When persons like Gurung went down to the plains for field studies, they brought with them their acculturation and ideology of the hills, and were shocked that Nepal’s southern plains had such an open border with India that people from either side could come and go as they please. They could see no difference in language, dress, looks and culture between the Indian and the Nepali sides of the border, creating a crisis of Nepali nationalism in their minds.
That shock of the border gave rise in their minds all kinds of conspiracy theories about India’s population design on Nepal. That’s why, every time citizenship certificates are distributed, there is always a conspiracy theory attached to the act that inflates the number of beneficiaries from 100,000 to four million. That’s why, borrowed from these conspiracy theory scholars, many politicians, especially of the left parties, champion these conspiracy theories about Nepal being in danger of turning into Fiji.
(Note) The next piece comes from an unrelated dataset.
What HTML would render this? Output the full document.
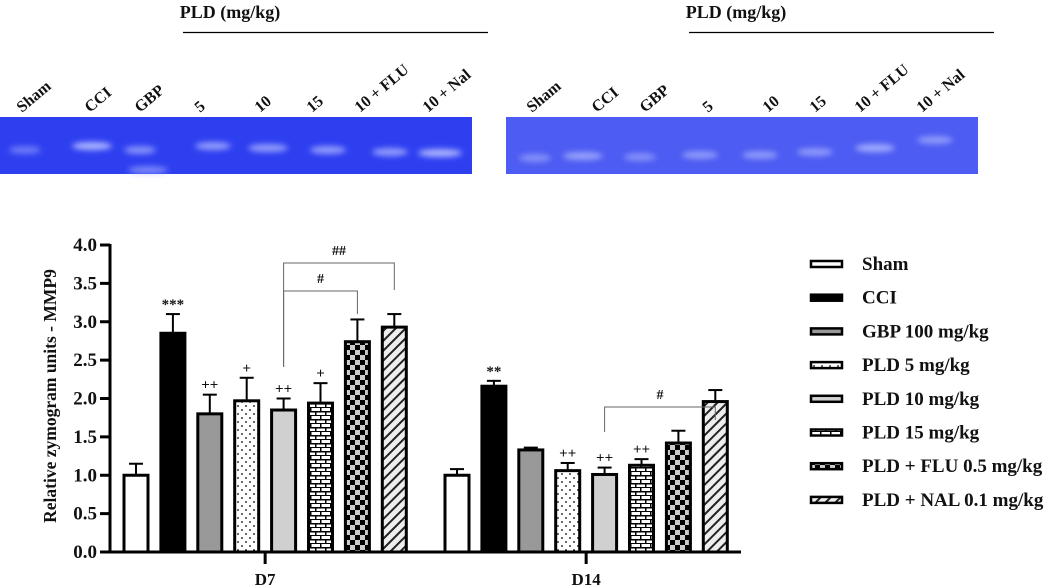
<!DOCTYPE html>
<html><head><meta charset="utf-8"><style>
body{margin:0;background:#fff;width:1052px;height:588px;overflow:hidden;font-family:"Liberation Serif",serif;}
svg{display:block}
text{font-family:"Liberation Serif",serif;font-weight:bold;fill:#111}
</style></head><body>
<svg id="c" width="1052" height="588">
<defs>
<filter id="bl" x="-50%" y="-100%" width="200%" height="300%"><feGaussianBlur stdDeviation="3"/></filter>
<pattern id="pDots" width="8" height="8" patternUnits="userSpaceOnUse"><rect width="8" height="8" fill="#fff"/><circle cx="2" cy="2" r="0.9" fill="#000"/><circle cx="6" cy="6" r="0.9" fill="#000"/></pattern>
<pattern id="pBrick" width="10" height="8" patternUnits="userSpaceOnUse"><rect width="10" height="8" fill="#fff"/><rect y="3" width="10" height="1.5" fill="#000"/><rect y="7" width="10" height="1.5" fill="#000"/><rect x="0" y="0" width="1.5" height="4" fill="#000"/><rect x="5" y="4" width="1.5" height="4" fill="#000"/></pattern>
<pattern id="pCheck" width="10" height="10" patternUnits="userSpaceOnUse"><rect width="10" height="10" fill="#ccc"/><rect width="5" height="5" fill="#000"/><rect x="5" y="5" width="5" height="5" fill="#000"/></pattern>
<pattern id="pHatch" width="7" height="7" patternUnits="userSpaceOnUse" patternTransform="rotate(45)"><rect width="7" height="7" fill="#eee"/><rect width="2" height="7" fill="#222"/></pattern>
</defs>
<g id="gels"></g>
<g id="chart"></g>
<g id="legend"></g>
</svg>
<script>
const groups=["D7","D14"];
const seriesNames=["Sham","CCI","GBP 100 mg/kg","PLD 5 mg/kg","PLD 10 mg/kg","PLD 15 mg/kg","PLD + FLU 0.5 mg/kg","PLD + NAL 0.1 mg/kg"];
const d7Values=[1.0,2.85,1.8,1.97,1.85,1.94,2.74,2.93];
const d7Errors=[0.15,0.25,0.25,0.3,0.15,0.26,0.29,0.17];
const d14Values=[1.0,2.16,1.33,1.06,1.01,1.13,1.42,1.96];
const d14Errors=[0.08,0.07,0.03,0.1,0.09,0.08,0.16,0.15];
const d7Marks=["","***","++","+","++","+","",""];
const d14Marks=["","**","","++","++","++","",""];
const yTicks=[0,0.5,1,1.5,2,2.5,3,3.5,4];
const laneLabels=["Sham","CCI","GBP","5","10","15","10 + FLU","10 + Nal"];

const NS="http://www.w3.org/2000/svg";
function mk(tag,attrs,parent,txt){const e=document.createElementNS(NS,tag);for(const k in attrs)e.setAttribute(k,attrs[k]);if(txt!==undefined)e.textContent=txt;parent.appendChild(e);return e;}
const fills=["#fff","#000","#999","url(#pDots)","#d0d0d0","url(#pBrick)","url(#pCheck)","url(#pHatch)"];
const y0=552, yTop=245, yMax=4;
function yS(v){return y0-(v/yMax)*(y0-yTop);}
const groupStart=[136,457], step=36.9, bw=24;
function xS(g,i){return groupStart[g]+i*step;}

// gels
const gg=document.getElementById('gels');
function gel(x0,w,col,bands,labelsX,plX){
  const r=mk('rect',{x:x0,y:117,width:w,height:57,fill:col},gg);
  
  bands.forEach(b=>{mk('ellipse',{cx:b[0],cy:b[1],rx:b[2],ry:4,fill:'#aab4ff',opacity:b[3],filter:'url(#bl)'},gg);});
  labelsX.forEach((lx,i)=>{const t=mk('text',{x:lx,y:113,'font-size':16,transform:`rotate(-40 ${lx} 113)`},gg,laneLabels[i]);});
  const t=mk('text',{x:plX,y:18,'font-size':18,'text-anchor':'middle'},gg,'PLD (mg/kg)');
}
gel(0,472,'#2e3ff0',[[25,150,16,0.5],[92,146,20,1],[140,150,16,0.7],[148,170,20,0.6],[213,146,18,0.8],[268,148,20,0.8],[328,150,18,0.8],[390,152,18,0.8],[440,153,22,1]],[22,90,140,200,260,312,360,428],230);
mk('line',{x1:183,x2:488,y1:32.5,y2:32.5,stroke:'#000','stroke-width':1.2},gg);
gel(506,472,'#4d5cf2',[[535,158,16,0.6],[583,156,20,0.8],[640,157,16,0.6],[700,155,18,0.7],[760,155,18,0.7],[815,152,18,0.7],[875,148,20,0.9],[935,140,18,0.7]],[532,597,645,708,768,815,860,922],736);
mk('line',{x1:689,x2:994,y1:32.5,y2:32.5,stroke:'#000','stroke-width':1.2},gg);

// chart
const ch=document.getElementById('chart');
const yAxis=mk('line',{x1:110,x2:110,y1:244,y2:553,stroke:'#000','stroke-width':3},ch);

const xAxis=mk('line',{x1:109,x2:741,y1:552,y2:552,stroke:'#000','stroke-width':3},ch);

yTicks.forEach(v=>{mk('line',{x1:100,x2:110,y1:yS(v),y2:yS(v),stroke:'#000','stroke-width':3},ch);
  const t=mk('text',{x:97,y:yS(v)+6,'font-size':19,'text-anchor':'end'},ch,v.toFixed(1));});
const yt=mk('text',{x:56,y:396,'font-size':17.5,'text-anchor':'middle',transform:'rotate(-90 56 396)'},ch,'Relative zymogram units - MMP9');

[d7Values,d14Values].forEach((vals,g)=>{
  const errs=g?d14Errors:d7Errors, marks=g?d14Marks:d7Marks;
  const cx=(xS(g,3)+xS(g,4))/2;
  mk('line',{x1:cx,x2:cx,y1:552,y2:564,stroke:'#000','stroke-width':3},ch);
  const gl=mk('text',{x:cx,y:585,'font-size':17,'text-anchor':'middle'},ch,groups[g]);
  vals.forEach((v,i)=>{
    const x=xS(g,i), top=yS(v), et=yS(v+errs[i]);
    mk('line',{x1:x,x2:x,y1:et,y2:top,stroke:'#000','stroke-width':2},ch);
    mk('line',{x1:x-7,x2:x+7,y1:et,y2:et,stroke:'#000','stroke-width':2},ch);
    const b=mk('rect',{x:x-bw/2,y:top,width:bw,height:552-top,fill:fills[i],stroke:'#000','stroke-width':3},ch);
    
    if(marks[i]){const m=mk('text',{x:x,y:et-5,'font-size':15,'font-weight':'normal','text-anchor':'middle'},ch,marks[i]);}
  });
});
function bracket(g,i1,i2,y,l1,l2,lab){
  const x1=xS(g,i1),x2=xS(g,i2);
  const p=mk('path',{d:`M${x1},${l1}V${y}H${x2}V${l2}`,fill:'none',stroke:'#666','stroke-width':1},ch);
  
  mk('text',{x:(x1+x2)/2,y:y-8,'font-size':14,'font-weight':'normal','text-anchor':'middle'},ch,lab);
}
bracket(0,4,7,263,367,290,'##');
bracket(0,4,6,291,367,314,'#');
bracket(1,4,7,407,432,420,'#');

// legend
const lg=document.getElementById('legend');
seriesNames.forEach((n,i)=>{
  const y=264+i*33.7;
  const s=mk('rect',{x:811,y:y-3,width:31,height:6,fill:fills[i],stroke:'#000','stroke-width':2.5},lg);
  
  const t=mk('text',{x:862,y:y+6,'font-size':19},lg,n);
});
</script>
</body></html>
Unlike the sharper distinction made by scholars of the surveillance regime of modernity like Harari and Foucault, conspiracy theorists’ assumptions are not based on hard evidence and vetted conclusions. But in Nepal’s case, the flow of conspiracy theories from Panchayat-era scholars to politicians became seamless. And leading left politicians of the Nepal Communist Party and their followers still champion those conspiracies about foreigners across the border from India overrunning Nepal. And the Nepali youth, raised on anti-India ideas (and India, too, has a role to play here, no doubt), readily buy into these conspiracies.
Smoke and mirror
Thankfully, the media scene has improved over the years, and a band of educated intellectuals and activists have been able to tear through these conspiracy theories and come out in the open to oppose the government’s gender discriminatory citizenship bill. The educated Nepali women of today, even though born and raised in the patriarchal household of the Panchayat system, have been educated by the marketplace of crosscurrent ideas in the media in the past quarter-century, and have developed their own critical thinking skills to see through the smoke and mirror of conspiracy theorists. And they have said, enough is enough, ‘You can’t fool us to accept second class citizen status by spouting conspiracy theories of nationalism’. Alas, that can’t be said about the female members of Parliament of the ruling party.
Let’s hope that the competition of ideas in the marketplace of the Nepali media thrives, and the new generation of Nepali young men and women cultivate critical thinking skills. And conspiracy theorists find themselves eventually laughed at and sidelined. Until then, let’s continue our task of educating the public through reliable evidence-based knowledge and its fact-based interpretation.